La historia romana les enseñó un hecho consolador, y es que el fenómeno del re-nacimiento es algo que se ha venido repitiendo desde tiempo inmemorial. El Renacimiento del XVI había sido precedido de una serie de renacimientos menores, como el carolingio en el siglo IX.

Los ilustrados que se volvieron hacia la fundación de Roma descubrieron que ni siquiera Roma era un comienzo absoluto, según el poeta Virgilio se trataba del resurgimiento de Troya y del restablecimiento de una ciudad estado que había precedido a Roma. El continuum temporal nunca se había roto. La fundación de Roma era el renacer de Troya, por tanto el primero de los renacimientos que se recuerdan. La égloga cuarta muestra la importancia que tenía para los romanos presentar a Augusto como un nuevo Eneas que restablecería una Edad de Oro en el Lacio.
“Se nos envía una nueva raza del cielo”, el poema es una afirmación de la divinidad del nacimiento en sí, el potencial de salvación del mundo reside en el puro hecho de que la especie humana se regenera constantemente y para siempre.
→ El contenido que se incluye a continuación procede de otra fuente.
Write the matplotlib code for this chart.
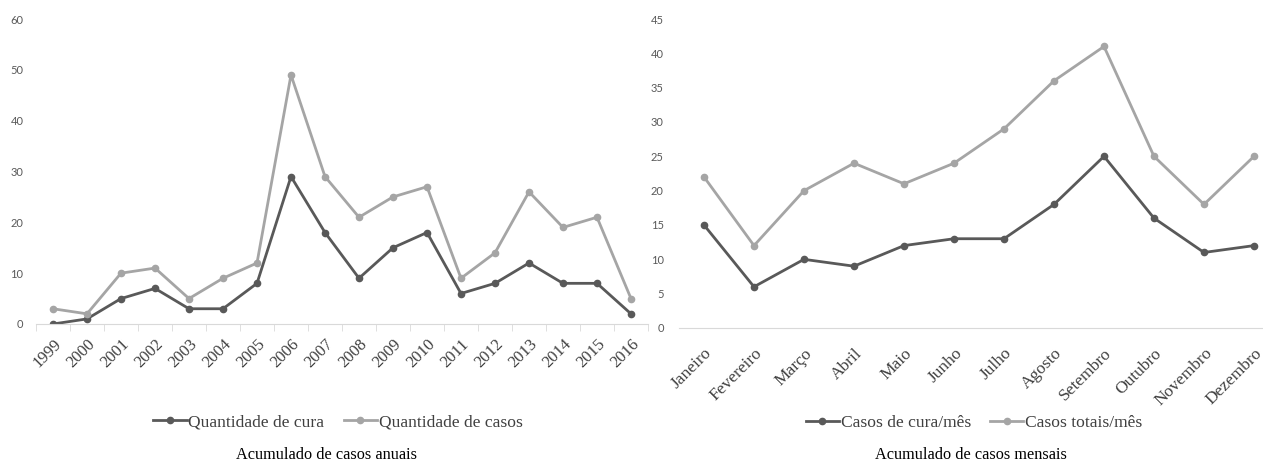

Aunque el niño tendrá que aprender la historia de sus padres y de los héroes de su pueblo para “estar a la altura de los mismos”.
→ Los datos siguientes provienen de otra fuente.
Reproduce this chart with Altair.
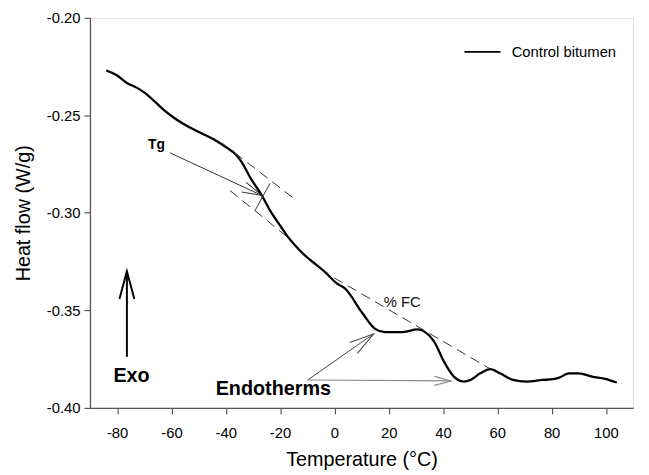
import math
import altair as alt
import pandas as pd

FONT = "Liberation Sans"

# ---- main curve ----
temp = [-84.0, -80.1, -76.4, -72.8, -69.8, -66.1, -62.5, -58.3, -53.4, -48.6, -44.3,
        -40.1, -36.4, -34.0, -31.0, -26.7, -23.7, -20.1, -17.6, -14.6, -10.4, -6.7,
        -3.1, 0.5, 4.2, 10.1, 15.0, 18.6, 24.7, 30.7, 33.1, 36.8, 40.4, 44.0, 47.7,
        50.1, 53.7, 57.4, 61.0, 65.8, 70.7, 76.7, 80.4, 82.8, 86.4, 90.0, 94.9, 99.7, 104.0]
heat = [-0.2270, -0.2295, -0.2334, -0.2358, -0.2385, -0.2430, -0.2476, -0.2520, -0.2561,
        -0.2594, -0.2624, -0.2662, -0.2700, -0.2743, -0.2819, -0.2911, -0.2987, -0.3063,
        -0.3114, -0.3165, -0.3224, -0.3266, -0.3308, -0.3358, -0.3392, -0.3510, -0.3595,
        -0.3612, -0.3612, -0.3598, -0.3609, -0.3662, -0.3764, -0.3840, -0.3865, -0.3857,
        -0.3823, -0.3801, -0.3823, -0.3857, -0.3865, -0.3857, -0.3853, -0.3845, -0.3823,
        -0.3823, -0.3840, -0.3851, -0.3870]
series_name = "Control bitumen"

x_ticks = [-80, -60, -40, -20, 0, 20, 40, 60, 80, 100]
y_ticks = [-0.40, -0.35, -0.30, -0.25, -0.20]
x_domain = [-90, 110]
y_domain = [-0.40, -0.20]

# ---- annotation segments (data coordinates) ----
seg_names = ["tan_up", "tan_low", "bracket", "tg_arrow", "fc_line", "endo_up", "endo_low", "exo"]
seg_t1 = [-41.3, -38.4, -23.7, -60.6, -0.1, -9.8, -9.8, -76.4]
seg_h1 = [-0.2643, -0.2886, -0.2849, -0.2692, -0.3333, -0.3857, -0.3857, -0.3738]
seg_t2 = [-15.1, -15.1, -29.2, -26.7, 57.5, 14.5, 43.0, -76.4]
seg_h2 = [-0.2924, -0.3149, -0.2988, -0.2911, -0.3801, -0.3620, -0.3862, -0.3300]
seg_dash = [True, True, False, False, True, False, False, False]
seg_color = ["#333333", "#333333", "#333333", "#333333", "#333333", "#444444", "#8a8a8a", "#000000"]
seg_width = [1.0, 1.0, 1.0, 1.0, 1.0, 1.0, 1.2, 2.0]
# arrowheads on these segments (length in px)
head_len = {"tg_arrow": 20, "endo_up": 25, "endo_low": 17, "exo": 28}

# ---- text labels ----
bold_text = ["Tg", "Exo", "Endotherms"]
bold_t = [-65.5, -74.7, -43.7]
bold_h = [-0.2655, -0.3836, -0.3905]
bold_size = [14, 20, 20]
bold_align = ["center", "center", "left"]
fc_text = ["% FC"]
fc_t = [25.0]
fc_h = [-0.3455]

W, H = 550, 395
px_x = W / (x_domain[1] - x_domain[0])
px_y = H / (y_domain[1] - y_domain[0])

xs = alt.Scale(domain=x_domain, nice=False, zero=False)
ys = alt.Scale(domain=y_domain, nice=False, zero=False)

curve = pd.DataFrame({"T": temp, "HF": heat, "series": series_name})
segs = pd.DataFrame({"name": seg_names, "T": seg_t1, "HF": seg_h1, "T2": seg_t2,
                     "HF2": seg_h2, "dash": seg_dash, "col": seg_color, "sw": seg_width})

heads = []
for i, n in enumerate(seg_names):
    if n in head_len:
        dx = (seg_t2[i] - seg_t1[i]) * px_x
        dy = -(seg_h2[i] - seg_h1[i]) * px_y
        ang = math.degrees(math.atan2(dx, -dy)) % 360
        L = head_len[n]
        heads.append({"T": seg_t2[i], "HF": seg_h2[i], "ang": ang, "sz": 4 * L * L,
                      "col": seg_color[i], "sw": seg_width[i]})
heads = pd.DataFrame(heads)

bold_df = pd.DataFrame({"txt": bold_text, "T": bold_t, "HF": bold_h, "fs": bold_size, "al": bold_align})
fc_df = pd.DataFrame({"txt": fc_text, "T": fc_t, "HF": fc_h})

x_axis = alt.Axis(values=x_ticks, title="Temperature (°C)", grid=False,
                  labelExpr="(datum.value < 0 ? '-' : '') + format(abs(datum.value), 'd')",
                  labelFont=FONT, labelFontSize=15, labelColor="#000",
                  titleFont=FONT, titleFontSize=20, titleFontWeight="normal", titleColor="#000",
                  tickSize=6, tickColor="#333", domainColor="#555", domainWidth=1.3,
                  labelPadding=12, titlePadding=9)
y_axis = alt.Axis(values=y_ticks, title="Heat flow (W/g)", grid=False,
                  labelExpr="(datum.value < 0 ? '-' : '') + format(abs(datum.value), '.2f')",
                  labelFont=FONT, labelFontSize=15, labelColor="#000",
                  titleFont=FONT, titleFontSize=20, titleFontWeight="normal", titleColor="#000",
                  tickSize=6, tickColor="#333", domainColor="#555", domainWidth=1.3,
                  labelPadding=4, titlePadding=13)

X = alt.X("T:Q", scale=xs, axis=x_axis, title="Temperature (°C)")
Y = alt.Y("HF:Q", scale=ys, axis=y_axis, title="Heat flow (W/g)")

line = alt.Chart(curve).mark_line(strokeWidth=2.3, interpolate="monotone").encode(
    x=X, y=Y,
    color=alt.Color("series:N",
                    scale=alt.Scale(domain=[series_name], range=["#000000"]),
                    legend=alt.Legend(title=None, orient="none", legendX=378, legendY=15,
                                      symbolType="stroke", symbolSize=1330, symbolStrokeWidth=2,
                                      symbolStrokeColor="#000",
                                      labelFont=FONT, labelFontSize=15, labelOffset=10,
                                      padding=0)),
)

dashed = alt.Chart(segs).transform_filter("datum.dash").mark_rule(strokeDash=[10, 6]).encode(
    x=X, y=Y, x2="T2:Q", y2="HF2:Q",
    stroke=alt.Stroke("col:N", scale=None),
    strokeWidth=alt.StrokeWidth("sw:Q", scale=None),
)
solid = alt.Chart(segs).transform_filter("!datum.dash").mark_rule().encode(
    x=X, y=Y, x2="T2:Q", y2="HF2:Q",
    stroke=alt.Stroke("col:N", scale=None),
    strokeWidth=alt.StrokeWidth("sw:Q", scale=None),
)
arrowheads = alt.Chart(heads).mark_point(filled=False, shape="M -0.27 1 L 0 0 L 0.27 1", opacity=1).encode(
    x=X, y=Y,
    angle=alt.Angle("ang:Q", scale=None),
    size=alt.Size("sz:Q", scale=None),
    stroke=alt.Stroke("col:N", scale=None),
    strokeWidth=alt.StrokeWidth("sw:Q", scale=None),
)
bold_center = alt.Chart(bold_df).transform_filter("datum.al == 'center'").mark_text(
    font=FONT, fontWeight="bold", align="center", baseline="middle", color="#000").encode(
    x=X, y=Y, text="txt:N", size=alt.Size("fs:Q", scale=None),
)
bold_left = alt.Chart(bold_df).transform_filter("datum.al == 'left'").mark_text(
    font=FONT, fontWeight="bold", align="left", baseline="middle", color="#000").encode(
    x=X, y=Y, text="txt:N", size=alt.Size("fs:Q", scale=None),
)
fc_label = alt.Chart(fc_df).mark_text(font=FONT, fontSize=15, align="center",
                                      baseline="middle", color="#111").encode(
    x=X, y=Y, text="txt:N",
)

chart = alt.layer(line, dashed, solid, arrowheads, bold_center, bold_left, fc_label).properties(
    width=W, height=H,
    autosize=alt.AutoSizeParams(type="none"),
    padding={"left": 83, "top": 7, "right": 8, "bottom": 60},
).configure_view(stroke="#666", strokeWidth=1.2).configure(background="white")

chart.save("out.html", embed_options={"renderer": "svg", "actions": False})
Las fundaciones son por tanto restablecimientos, no comienzos absolutos.

Lo único a lo que se puede aspirar por consiguiente es a repetir fundaciones, “fundar Roma de nuevo”, y lo que precedió a Roma está fuera de la historia, es naturaleza, ciclo sempiterno, cuyo ciclo una y otra vez repetido sirve de refugio a los hombres cansados del negocio de la ciudadanía, pero cuyo origen carece de interés porque está más allá del alcance de la acción.
Los hombres de acción no se rebelaron contra la Antigüedad cuando descubrieron que la salvación proviene del pasado, que los ancestros eran “mayores” y mejores, los más grandes por definición.
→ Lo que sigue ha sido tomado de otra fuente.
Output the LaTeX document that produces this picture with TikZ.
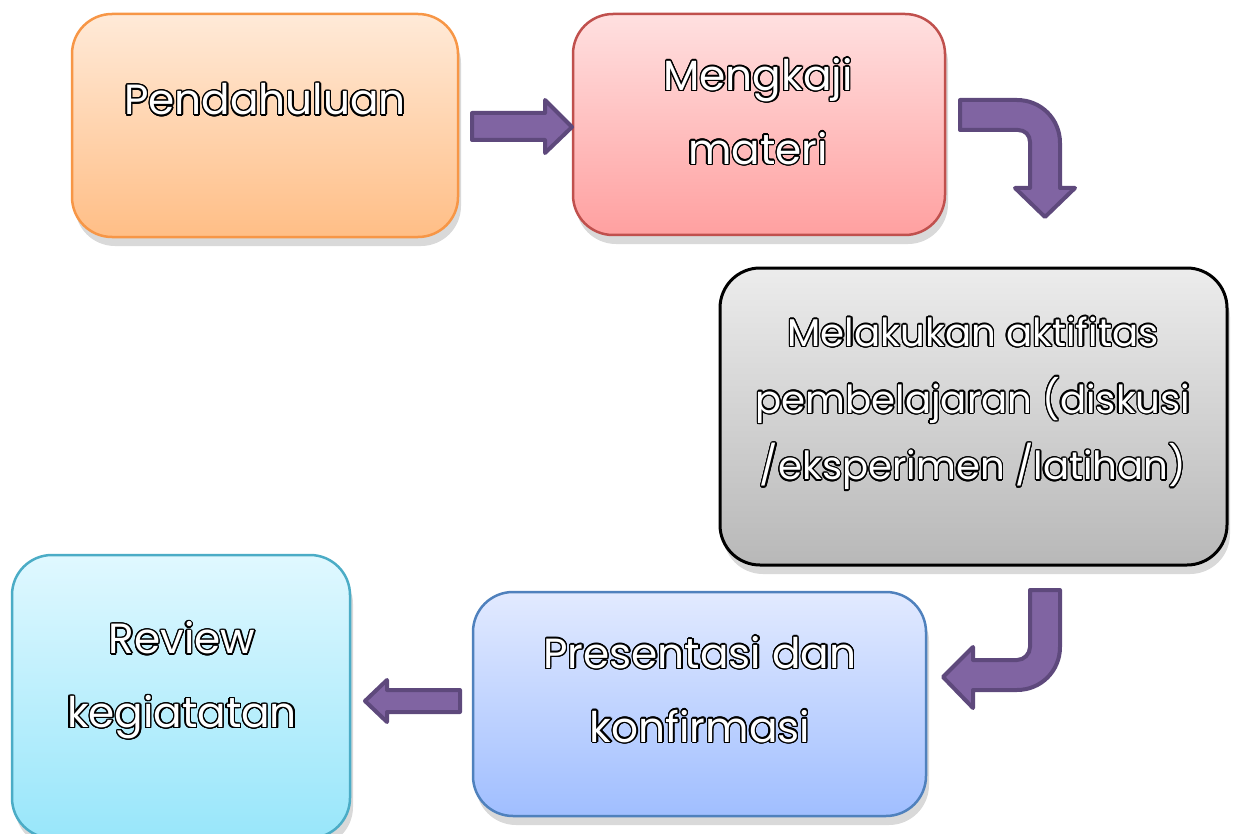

El abismo de la pura espontaneidad fue salvado mediante la estratagema típica de la tradición occidental, la única donde la libertad ha sido la razón de ser de la política, de entender lo nuevo como una reedición mejorada de lo viejo. La libertad sobrevivió en la teoría política en las promesas utópicas de un “reino de la libertad” que en la versión de Marx significaría el “fin de todas las cosas”, una paz en la que todas las actividades se marchitarían.

Resultado de imagen de la ciudad de Dios

Resulta frustrante la conclusión pero la única alternativa que Hannah Arendt conoce a esta “especie de paz de cementerio futura si se realiza el reino de la libertad” es la del filósofo romano y cristiano Agustín de Hipona. El fue capaz de captar el espíritu de su tiempo. En La ciudad de Dios expone un apoyo ontológico para una verdadera filosofía romana de la política. Dios creó al hombre como una criatura temporal, y esta temporalidad queda afirmada por el hecho de que todos deben su existencia al nacimiento, la llegada de una nueva criatura que aparece en medio del continuo temporal del mundo como algo totalmente nuevo.

El propósito de la creación del hombre es hacer posible un comienzo: “Con el fin de que éste existiera fue creado el hombre, anterior al cual no existió ninguno.” La capacidad misma de comenzar se enraíza en la natalidad, es el sencillo hecho de que, creativos o no, los nuevos hombres aparecen una y otra vez en el mundo.
Por el hecho de haber nacido estamos condenados a ser libres, sin importar si nos gusta o no la libertad, dice Arendt. Añado que en general no nos gusta, es difícil la libertad y está llena de perplejidades, iniciar algo nuevo nos pone ante un vacío o un abismo como dice la filósofa. Algo que sabemos podríamos perfectamente dejar sin hacer sin que aparentemente nada ocurriera.